- 15203 South Pulaski Road Midlothian, Illinois 60445 United States

Information
- Type: Public Secondary
- Motto: We Have Pride
- Established: 1953
- Superintendent: Brad Sikora
- Principal: Jessica Rucinski
- Staff: 91.40 (FTE)
- Grades: 9-12
- Enrollment: 1,414 (2024-2025)
- • Grade 9: 304 students
- • Grade 10: 324 students
- • Grade 11: 376 students
- • Grade 12: 410 students
- Average class size: 23
- Student to teacher ratio: 15.47
- Campus: Suburban
- Colors: Red Grey
- Athletics conference: South Suburban
- Mascot: Bremen Brave
- Newspaper: Echo
- Yearbook: Arrow
- Website: bremen.bhsd228.com

= Bremen High School (Midlothian, Illinois) =

Public high school in Illinois, United States

Bremen High School, BHS, or simply Bremen is a public four year high school located in Midlothian, Illinois. It is the first school built as part of Bremen Community High School District 228 which also includes Tinley Park High School, Hillcrest High School and Oak Forest High School. Bremen High School was opened in 1953 along with the creation of Bremen High School District 228 to serve students in the newly developing areas at the time. Bremen High School is named after the township in which it is located, Bremen Township.

==History==
Bremen High School was the first school to be built in district 228. The school mainly serves the communities of Midlothian, Posen, Markham and a small part of Harvey. William J. Stolz, class of 1956, was the first Bremen Graduate to be elected to the Board of Education and went to Washington D.C. as the youngest school board President in the Nation.

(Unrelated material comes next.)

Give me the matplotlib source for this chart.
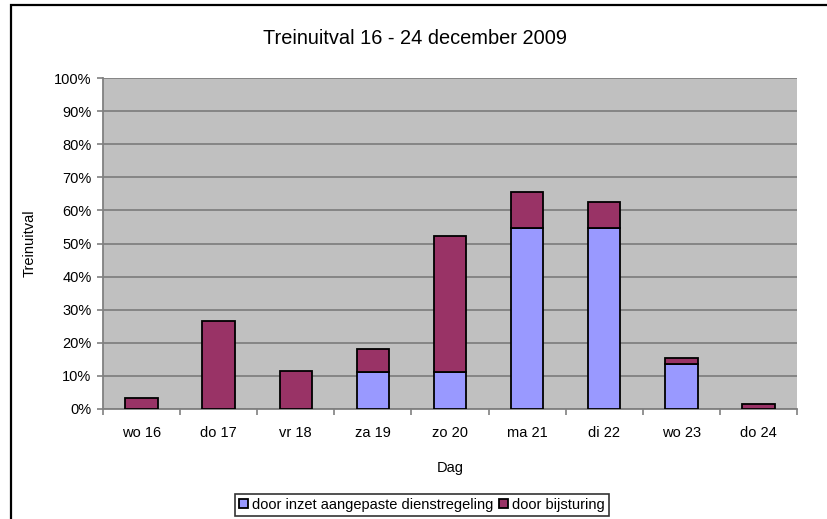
import matplotlib
matplotlib.use("Agg")
import matplotlib.pyplot as plt
from matplotlib.patches import Rectangle, Patch
from matplotlib.ticker import MultipleLocator, PercentFormatter
import numpy as np

plt.rcParams["font.family"] = ["Liberation Sans", "DejaVu Sans"]

dagen = ["wo 16", "do 17", "vr 18", "za 19", "zo 20", "ma 21", "di 22", "wo 23", "do 24"]
aangepast = [0.0, 0.0, 0.0, 11.3, 11.3, 54.8, 54.8, 13.5, 0.0]
bijsturing = [3.4, 26.5, 11.5, 6.7, 41.1, 10.9, 7.8, 2.0, 1.6]

kleur_blauw = "#9999FF"
kleur_paars = "#993366"

W, H = 828, 519
fig = plt.figure(figsize=(W / 100, H / 100), dpi=100)
# plot area in pixels: x 103..797, y 78..409
ax = fig.add_axes([103 / W, 1 - 409 / H, (797 - 103) / W, (409 - 78) / H])

x = np.arange(len(dagen))
w = 0.42
ax.bar(x, aangepast, w, color=kleur_blauw, edgecolor="black", linewidth=1.3, zorder=3)
ax.bar(x, bijsturing, w, bottom=aangepast, color=kleur_paars, edgecolor="black",
       linewidth=1.3, zorder=3)

ax.set_facecolor("#C0C0C0")
ax.set_xlim(-0.5, len(dagen) - 0.5)
ax.set_ylim(0, 100)
ax.yaxis.set_major_locator(MultipleLocator(10))
ax.yaxis.set_major_formatter(PercentFormatter(decimals=0))
ax.grid(axis="y", color="#808080", linewidth=1.3, zorder=1)

ax.set_xticks(x)
ax.set_xticklabels(dagen)
ax.set_xticks(np.arange(len(dagen) + 1) - 0.5, minor=True)
ax.tick_params(axis="x", which="major", length=0, pad=12, labelsize=10.5)
ax.tick_params(axis="x", which="minor", length=4.3, color="#808080", width=1.2)
ax.tick_params(axis="y", length=4.3, color="#808080", width=1.2, labelsize=10.5, pad=4)

for side in ["top", "right"]:
    ax.spines[side].set_visible(False)
for side in ["left", "bottom"]:
    ax.spines[side].set_color("#808080")
    ax.spines[side].set_linewidth(1.3)

ax.set_xlabel("Dag", fontsize=10.5, va="center")
ax.xaxis.set_label_coords(0.5, (409 - 468) / (409 - 78))
ax.set_ylabel("Treinuitval", fontsize=10.5, va="center")
ax.yaxis.set_label_coords((30 - 103) / (797 - 103), 0.5)

fig.text(415 / W, 1 - 38 / H, "Treinuitval 16 - 24 december 2009", ha="center", va="center",
         fontsize=14.4)

handles = [Patch(facecolor=kleur_blauw, edgecolor="black", linewidth=1.3),
           Patch(facecolor=kleur_paars, edgecolor="black", linewidth=1.3)]
leg = fig.legend(handles, ["door inzet aangepaste dienstregeling", "door bijsturing"],
                 loc="center", bbox_to_anchor=(422 / W, 1 - 505 / H), ncol=2,
                 fontsize=10.5, frameon=True, fancybox=False, handlelength=0.6,
                 handleheight=0.6, handletextpad=0.3, columnspacing=0.4,
                 borderpad=0.25, borderaxespad=0)
leg.get_frame().set_edgecolor("black")
leg.get_frame().set_linewidth(1.2)

# rand om de grafiek (rechts en onder buiten beeld)
fig.patches.append(Rectangle((11 / W, -20 / H), 840 / W, (H - 5 + 20) / H,
                             transform=fig.transFigure, fill=False, edgecolor="black",
                             linewidth=1.6))

fig.savefig("out.png", dpi=100)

Prior to the opening of the school, students attended Thornton Township High School, Bloom Township High School, Blue Island High School, and Joliet Township High School. Bremen High School opened in September 1953, though it was not officially dedicated until November, with Senator Everett Dirksen presiding over the dedication. The staff consisted of 37 teachers and administrators and 732 students. Construction costs for the construction was $1,175,000.

==Athletics==
Bremen competes in the South Suburban Conference and is a member of the Illinois High School Association (IHSA).

The school sponsors interscholastic teams for young men and women in baseball, basketball, cheerleading, cross country, football, golf, lacrosse, soccer, softball, swimming, tennis, track and field, volleyball, and wrestling. Bremen also hosts the district water polo team. While not sponsored by the IHSA, Bremen also sponsors a pom team.

The following teams won their respective IHSA sponsored state championship tournament/meet:

- Soccer (Boys): Regional Champions 2008-09 through 2011-12, 2013–14, 2015-16 through 2019-20; Sectional Champions 2008-09, 2017-18
- Poms: State Champions (2005-2006)

==Notable alumni==

- Gary Bettenhausen, former auto racing driver
- Pete Lovrich, Former MLB player (Kansas City Athletics)
- George H. Rieke, astronomer, elected to the National Academy of Sciences in 2011.